COVID-19 (SARS-CoV-2) Infection in Pregnancy: A Systematic Review.Gynecol Obstet Invest. 2020; 85(4):295-306.GO
To review published studies related to the association of severe acute respiratory syndrome coronavirus 2 (SARS-CoV-2) infections with pregnancy, foetal, and neonatal outcomes during coronavirus disease 2019 (COVID-19) pandemic in a systematic manner.
A comprehensive electronic search was done through PubMed, Scopus, Medline, Cochrane database, and Google Scholar from December 01, 2019, to May 22, 2020, along with the reference list of all included studies. All cohort studies that reported on outcomes of COVID-19 during pregnancy were included. Qualitative assessment of included studies was performed using the Newcastle-Ottawa scale.
Upon admission, most pregnant women underwent a low-dose radiation CT scan; the reports of which included unilateral/bilateral pneumonia in most patients. A marked lymphopenia was also noted in many patients with COVID-19. 513 titles were screened, and 22 studies were included, which identified 156 pregnant women with COVID-19 and 108 neonatal outcomes. The most common maternal/foetal complications included intrauterine/foetal distress (14%) and premature rupture of membranes (8%). The neonatal clinical manifestations of COVID-19 commonly included shortness of breath (6%), gastrointestinal symptoms (4%), and fever (3%).

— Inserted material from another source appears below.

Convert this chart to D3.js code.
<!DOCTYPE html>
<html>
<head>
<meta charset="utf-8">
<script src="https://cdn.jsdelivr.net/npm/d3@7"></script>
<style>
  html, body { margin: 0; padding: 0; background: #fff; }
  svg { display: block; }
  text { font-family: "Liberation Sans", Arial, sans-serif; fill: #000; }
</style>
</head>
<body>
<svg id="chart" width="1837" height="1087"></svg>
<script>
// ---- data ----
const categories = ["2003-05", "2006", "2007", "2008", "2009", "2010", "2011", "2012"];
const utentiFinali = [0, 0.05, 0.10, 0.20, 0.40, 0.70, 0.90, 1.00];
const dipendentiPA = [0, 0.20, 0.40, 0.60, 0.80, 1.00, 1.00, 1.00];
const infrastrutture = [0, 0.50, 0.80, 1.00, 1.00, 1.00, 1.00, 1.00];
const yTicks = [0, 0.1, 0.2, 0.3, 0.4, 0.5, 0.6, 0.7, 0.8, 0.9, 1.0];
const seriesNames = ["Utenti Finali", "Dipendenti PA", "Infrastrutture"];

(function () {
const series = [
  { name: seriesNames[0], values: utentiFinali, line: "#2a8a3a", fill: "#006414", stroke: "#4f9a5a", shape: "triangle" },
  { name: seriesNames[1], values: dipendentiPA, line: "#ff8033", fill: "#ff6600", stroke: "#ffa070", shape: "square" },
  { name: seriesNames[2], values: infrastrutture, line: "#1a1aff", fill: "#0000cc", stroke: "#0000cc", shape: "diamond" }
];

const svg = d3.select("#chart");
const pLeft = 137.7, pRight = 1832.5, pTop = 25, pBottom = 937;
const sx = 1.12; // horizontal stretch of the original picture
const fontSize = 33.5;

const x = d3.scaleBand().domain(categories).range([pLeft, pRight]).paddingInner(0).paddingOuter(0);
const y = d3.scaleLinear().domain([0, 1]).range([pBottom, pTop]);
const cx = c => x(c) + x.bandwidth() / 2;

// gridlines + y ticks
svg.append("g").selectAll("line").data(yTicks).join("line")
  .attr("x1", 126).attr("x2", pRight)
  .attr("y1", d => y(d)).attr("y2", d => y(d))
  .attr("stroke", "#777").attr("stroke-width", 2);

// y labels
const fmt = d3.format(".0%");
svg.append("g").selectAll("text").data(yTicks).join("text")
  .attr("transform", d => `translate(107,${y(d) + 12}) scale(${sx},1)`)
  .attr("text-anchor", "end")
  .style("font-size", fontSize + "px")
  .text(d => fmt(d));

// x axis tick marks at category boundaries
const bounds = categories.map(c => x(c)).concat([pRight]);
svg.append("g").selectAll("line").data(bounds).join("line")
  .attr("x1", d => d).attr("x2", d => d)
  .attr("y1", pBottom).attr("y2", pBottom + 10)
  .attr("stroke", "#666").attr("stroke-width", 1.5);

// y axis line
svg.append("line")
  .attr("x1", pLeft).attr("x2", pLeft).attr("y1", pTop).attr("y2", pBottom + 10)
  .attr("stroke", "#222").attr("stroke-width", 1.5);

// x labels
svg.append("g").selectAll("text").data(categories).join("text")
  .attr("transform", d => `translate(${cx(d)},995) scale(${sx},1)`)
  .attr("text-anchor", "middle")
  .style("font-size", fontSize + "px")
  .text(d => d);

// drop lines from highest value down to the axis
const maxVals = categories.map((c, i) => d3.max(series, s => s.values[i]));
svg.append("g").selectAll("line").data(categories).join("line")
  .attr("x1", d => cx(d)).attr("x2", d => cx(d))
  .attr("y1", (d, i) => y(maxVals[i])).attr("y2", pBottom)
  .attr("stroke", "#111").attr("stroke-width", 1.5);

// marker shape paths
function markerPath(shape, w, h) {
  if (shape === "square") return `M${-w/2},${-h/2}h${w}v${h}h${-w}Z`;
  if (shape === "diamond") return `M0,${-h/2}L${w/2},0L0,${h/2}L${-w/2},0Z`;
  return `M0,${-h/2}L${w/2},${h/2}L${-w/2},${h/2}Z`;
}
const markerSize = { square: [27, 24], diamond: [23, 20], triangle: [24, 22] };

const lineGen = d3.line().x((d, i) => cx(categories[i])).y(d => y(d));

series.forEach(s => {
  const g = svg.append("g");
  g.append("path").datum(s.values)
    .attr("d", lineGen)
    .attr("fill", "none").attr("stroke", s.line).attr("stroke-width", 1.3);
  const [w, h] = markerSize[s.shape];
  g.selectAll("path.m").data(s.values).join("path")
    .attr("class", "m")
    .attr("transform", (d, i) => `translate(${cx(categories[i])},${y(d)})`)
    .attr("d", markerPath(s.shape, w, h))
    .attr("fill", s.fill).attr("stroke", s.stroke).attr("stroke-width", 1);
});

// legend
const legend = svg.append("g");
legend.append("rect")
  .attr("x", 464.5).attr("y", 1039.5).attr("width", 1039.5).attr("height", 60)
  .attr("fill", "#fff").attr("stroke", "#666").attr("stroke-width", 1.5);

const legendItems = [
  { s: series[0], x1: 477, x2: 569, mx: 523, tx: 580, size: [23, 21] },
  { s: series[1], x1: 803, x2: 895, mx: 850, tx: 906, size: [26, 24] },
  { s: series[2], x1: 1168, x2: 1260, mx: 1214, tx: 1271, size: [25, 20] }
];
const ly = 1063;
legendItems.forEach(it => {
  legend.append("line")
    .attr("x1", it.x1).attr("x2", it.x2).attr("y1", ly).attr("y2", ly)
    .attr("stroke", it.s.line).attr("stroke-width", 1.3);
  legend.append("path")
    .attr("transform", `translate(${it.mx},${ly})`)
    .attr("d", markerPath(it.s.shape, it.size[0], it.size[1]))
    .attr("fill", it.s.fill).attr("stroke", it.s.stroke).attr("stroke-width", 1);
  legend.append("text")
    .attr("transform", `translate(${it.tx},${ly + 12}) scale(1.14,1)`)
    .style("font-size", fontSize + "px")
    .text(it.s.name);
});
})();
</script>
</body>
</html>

COVID-19 infection in pregnancy leads to increased risk in pregnancy complications such as preterm birth, PPROM, and may possibly lead to maternal death in rare cases. There is no evidence to support vertical transmission of SARS-CoV-2 infection to the unborn child. Due to a paucity of inconsistent data regarding the impact of COVID-19 on the newborn, caution should be undertaken to further investigate and monitor possible infection in the neonates born to COVID-19-infected mothers.